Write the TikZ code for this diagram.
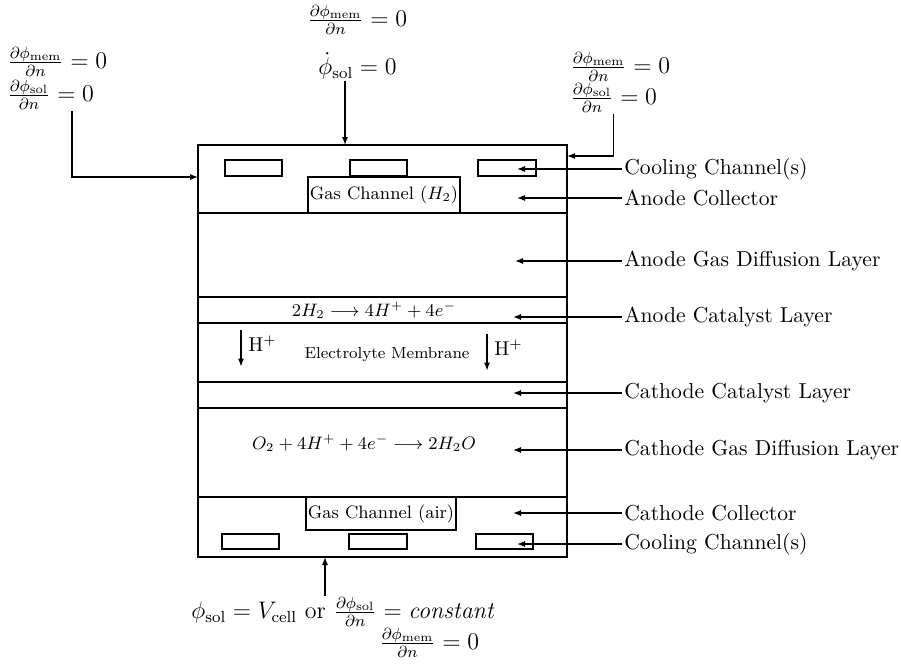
\documentclass[tikz,border=0pt]{standalone}
\usepackage{amsmath}
\usepackage{amssymb}
\usetikzlibrary{arrows.meta,calc,positioning}
\tikzset{
  cellLine/.style={very thick},
  layerLine/.style={thick},
  coolBox/.style={thick},
  gasBox/.style={draw,thick,fill=white,inner sep=1pt,font=\small},
  sideLabel/.style={anchor=west,inner sep=1pt,font=\fontsize{10.8}{12}\selectfont},
  bcText/.style={anchor=west,inner sep=0.5pt,font=\large},
  ptrArrow/.style={-{Latex[length=4pt,width=3pt]},semithick},
}

\begin{document}
\begin{tikzpicture}[x=0.5pt,y=-0.5pt]
\useasboundingbox (0,0) rectangle (901,669);
% cell and its layers
\draw[cellLine] (198,145) rectangle (567,557);
\foreach \yy in {213,297,323,382,408,497}
  \draw[layerLine] (198,\yy) -- (567,\yy);
\foreach \xa/\xb in {225/282,350/407,478/536}
  \draw[coolBox] (\xa,160) rectangle (\xb,176);
\foreach \xa/\xb in {222/279,349/407,476/533}
  \draw[coolBox] (\xa,534) rectangle (\xb,549);
\node[gasBox,minimum width=74pt,minimum height=18pt] (gasH) at (384,195) {Gas Channel ($H_2$)};
\node[gasBox,minimum width=72pt,minimum height=16.5pt] (gasAir) at (381,513.5) {Gas Channel (air)};
\node[font=\small] (anodeRxn) at (374,310) {$2H_2 \longrightarrow 4H^{+} + 4e^{-}$};
\node[font=\small] (cathRxn) at (364,443) {$O_2 + 4H^{+} + 4e^{-} \longrightarrow 2H_2O$};
\node[font=\footnotesize] (memb) at (387,355) {Electrolyte Membrane};
\node[anchor=west,inner sep=1pt] (hLeft) at (246,344) {H$^{+}$};
\node[anchor=west,inner sep=1pt] (hRight) at (492,348) {H$^{+}$};
\draw[ptrArrow] (hLeft.north west) ++(-5,-4) -- ++(0,37);
\draw[ptrArrow] (hRight.north west) ++(-5,-4) -- ++(0,37);
% layer names
\foreach \nm/\yy/\tx/\txt in {coolTop/169/517/{Cooling Channel(s)},anColl/198/517/{Anode Collector},
    anGdl/261/515/{Anode Gas Diffusion Layer},anCat/317/513/{Anode Catalyst Layer},
    caCat/393/513/{Cathode Catalyst Layer},caGdl/450/513/{Cathode Gas Diffusion Layer},
    caColl/513/513/{Cathode Collector},coolBot/544/517/{Cooling Channel(s)}}{
  \node[sideLabel] (\nm) at (622,\yy) {\txt};
  \coordinate (\nm Tip) at (\tx,\yy);
  \draw[ptrArrow] (\nm.west) -- (\nm Tip);
}
% boundary conditions
\coordinate (cellN) at (345,145);
\coordinate (cellW) at (198,177);
\coordinate (leftBend) at (72,177);
\coordinate (cellE) at (567,156);
\coordinate (cellS) at (325,557);
\node[bcText] (topMem) at (306,20) {$\frac{\partial\phi_{\mathrm{mem}}}{\partial n}=0$};
\node[bcText] (topSol) at (317,66) {$\dot{\phi}_{\mathrm{sol}}=0$};
\node[bcText] (leftMem) at (6,62) {$\frac{\partial\phi_{\mathrm{mem}}}{\partial n}=0$};
\node[bcText] (leftSol) at (6,95) {$\frac{\partial\phi_{\mathrm{sol}}}{\partial n}=0$};
\node[bcText] (rightMem) at (569,67) {$\frac{\partial\phi_{\mathrm{mem}}}{\partial n}=0$};
\node[bcText] (rightSol) at (569,98) {$\frac{\partial\phi_{\mathrm{sol}}}{\partial n}=0$};
\node[bcText] (botSol) at (190,612) {$\phi_{\mathrm{sol}}=V_{\mathrm{cell}}$ or $\frac{\partial\phi_{\mathrm{sol}}}{\partial n}=\mathit{constant}$};
\node[bcText] (botMem) at (378,643) {$\frac{\partial\phi_{\mathrm{mem}}}{\partial n}=0$};
\draw[ptrArrow] (topSol.south -| cellN) -- (cellN);
\draw[ptrArrow] (leftSol.south -| leftBend) |- (cellW);
\draw[ptrArrow] (rightSol.south) |- (cellE);
\draw[ptrArrow] (botSol.north -| cellS) -- (cellS);
\end{tikzpicture}
\end{document}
++++++++
* _OBJECTIVE_: Without the pictures, copy the material exactly as given.

* _SOLUTION TO THIS TASK_:
Write the TikZ code for this diagram.
\documentclass[tikz,border=0pt]{standalone}
\usepackage{amsmath}
\usepackage{amssymb}
\usetikzlibrary{arrows.meta,calc,positioning}
\tikzset{
  cellLine/.style={very thick},
  layerLine/.style={thick},
  coolBox/.style={thick},
  gasBox/.style={draw,thick,fill=white,inner sep=1pt,font=\small},
  sideLabel/.style={anchor=west,inner sep=1pt,font=\fontsize{10.8}{12}\selectfont},
  bcText/.style={anchor=west,inner sep=0.5pt,font=\large},
  ptrArrow/.style={-{Latex[length=4pt,width=3pt]},semithick},
}

\begin{document}
\begin{tikzpicture}[x=0.5pt,y=-0.5pt]
\useasboundingbox (0,0) rectangle (901,669);
% cell and its layers
\draw[cellLine] (198,145) rectangle (567,557);
\foreach \yy in {213,297,323,382,408,497}
  \draw[layerLine] (198,\yy) -- (567,\yy);
\foreach \xa/\xb in {225/282,350/407,478/536}
  \draw[coolBox] (\xa,160) rectangle (\xb,176);
\foreach \xa/\xb in {222/279,349/407,476/533}
  \draw[coolBox] (\xa,534) rectangle (\xb,549);
\node[gasBox,minimum width=74pt,minimum height=18pt] (gasH) at (384,195) {Gas Channel ($H_2$)};
\node[gasBox,minimum width=72pt,minimum height=16.5pt] (gasAir) at (381,513.5) {Gas Channel (air)};
\node[font=\small] (anodeRxn) at (374,310) {$2H_2 \longrightarrow 4H^{+} + 4e^{-}$};
\node[font=\small] (cathRxn) at (364,443) {$O_2 + 4H^{+} + 4e^{-} \longrightarrow 2H_2O$};
\node[font=\footnotesize] (memb) at (387,355) {Electrolyte Membrane};
\node[anchor=west,inner sep=1pt] (hLeft) at (246,344) {H$^{+}$};
\node[anchor=west,inner sep=1pt] (hRight) at (492,348) {H$^{+}$};
\draw[ptrArrow] (hLeft.north west) ++(-5,-4) -- ++(0,37);
\draw[ptrArrow] (hRight.north west) ++(-5,-4) -- ++(0,37);
% layer names
\foreach \nm/\yy/\tx/\txt in {coolTop/169/517/{Cooling Channel(s)},anColl/198/517/{Anode Collector},
    anGdl/261/515/{Anode Gas Diffusion Layer},anCat/317/513/{Anode Catalyst Layer},
    caCat/393/513/{Cathode Catalyst Layer},caGdl/450/513/{Cathode Gas Diffusion Layer},
    caColl/513/513/{Cathode Collector},coolBot/544/517/{Cooling Channel(s)}}{
  \node[sideLabel] (\nm) at (622,\yy) {\txt};
  \coordinate (\nm Tip) at (\tx,\yy);
  \draw[ptrArrow] (\nm.west) -- (\nm Tip);
}
% boundary conditions
\coordinate (cellN) at (345,145);
\coordinate (cellW) at (198,177);
\coordinate (leftBend) at (72,177);
\coordinate (cellE) at (567,156);
\coordinate (cellS) at (325,557);
\node[bcText] (topMem) at (306,20) {$\frac{\partial\phi_{\mathrm{mem}}}{\partial n}=0$};
\node[bcText] (topSol) at (317,66) {$\dot{\phi}_{\mathrm{sol}}=0$};
\node[bcText] (leftMem) at (6,62) {$\frac{\partial\phi_{\mathrm{mem}}}{\partial n}=0$};
\node[bcText] (leftSol) at (6,95) {$\frac{\partial\phi_{\mathrm{sol}}}{\partial n}=0$};
\node[bcText] (rightMem) at (569,67) {$\frac{\partial\phi_{\mathrm{mem}}}{\partial n}=0$};
\node[bcText] (rightSol) at (569,98) {$\frac{\partial\phi_{\mathrm{sol}}}{\partial n}=0$};
\node[bcText] (botSol) at (190,612) {$\phi_{\mathrm{sol}}=V_{\mathrm{cell}}$ or $\frac{\partial\phi_{\mathrm{sol}}}{\partial n}=\mathit{constant}$};
\node[bcText] (botMem) at (378,643) {$\frac{\partial\phi_{\mathrm{mem}}}{\partial n}=0$};
\draw[ptrArrow] (topSol.south -| cellN) -- (cellN);
\draw[ptrArrow] (leftSol.south -| leftBend) |- (cellW);
\draw[ptrArrow] (rightSol.south) |- (cellE);
\draw[ptrArrow] (botSol.north -| cellS) -- (cellS);
\end{tikzpicture}
\end{document}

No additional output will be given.